The value of $GIT_USE_POC_BLOOM_FILTER only really matters when writing
the Bloom filter, and it specifies the number of bits in the filter's
bitmap, IOW the above command creates a 8MB Bloom filter.  To make use
of the filter the variable can be anything non-empty.

Writing the Bloom filter is very slow as it is (yeah, that's why
bothered with the progress indicator ;).  I wrote about it in patch 2's
commit message: the cause for about half of the slowness is rather
obvious, but I don't (yet) know what's responsible for the other half.

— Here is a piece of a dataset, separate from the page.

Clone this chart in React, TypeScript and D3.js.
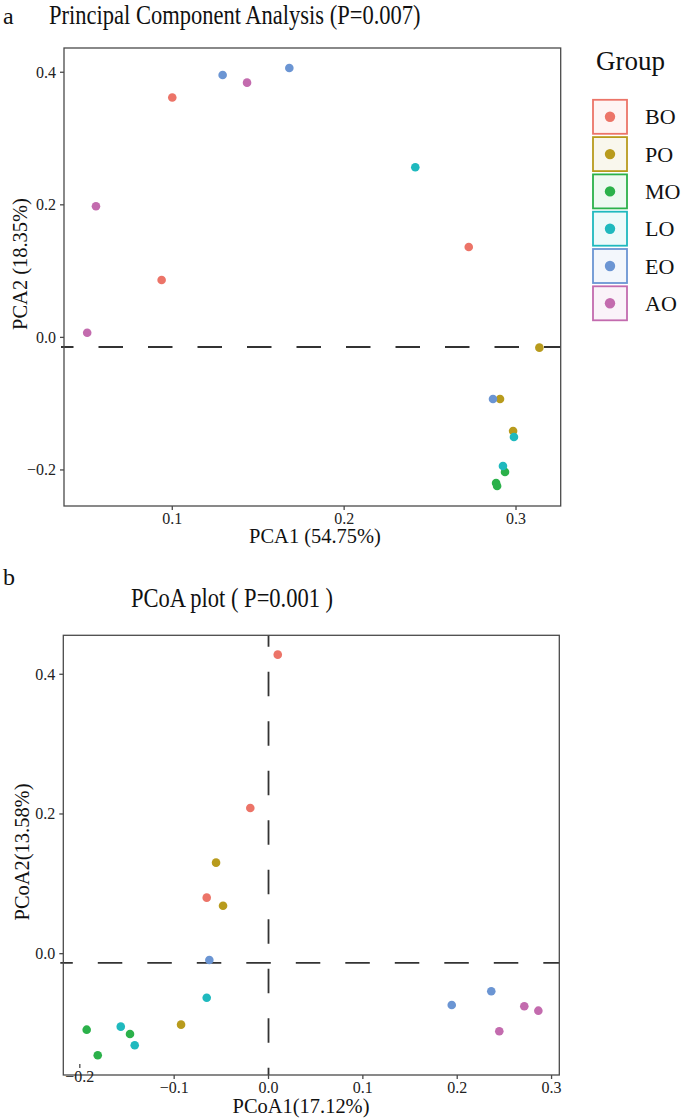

Not a single test...  but I've run loops over all files in git.git
comparing 'git rev-list HEAD -- $file's output with and without the
Bloom filter, and, surprisingly, they match.  My quick'n'dirty
experiments usually don't fare this well...


It's also available at:

  https://github.com/szeder/git bloom-filter-experiment


SZEDER Gábor (4):
  Add a (very) barebones Bloom filter implementation
  commit-graph: write a Bloom filter containing changed paths for each
    commit
  revision.c: use the Bloom filter to speed up path-limited revision
    walks
  revision.c: add GIT_TRACE_BLOOM_FILTER for a bit of statistics

 Makefile       |   1 +
 bloom-filter.c | 103 +++++++++++++++++++++++++++++++++++++++
 bloom-filter.h |  39 +++++++++++++++
 commit-graph.c | 116 ++++++++++++++++++++++++++++++++++++++++++++
 pathspec.h     |   1 +
 revision.c     | 129 +++++++++++++++++++++++++++++++++++++++++++++++++
 6 files changed, 389 insertions(+)
 create mode 100644 bloom-filter.c
 create mode 100644 bloom-filter.h

-- 
2.19.1.409.g0a0ee5eb6b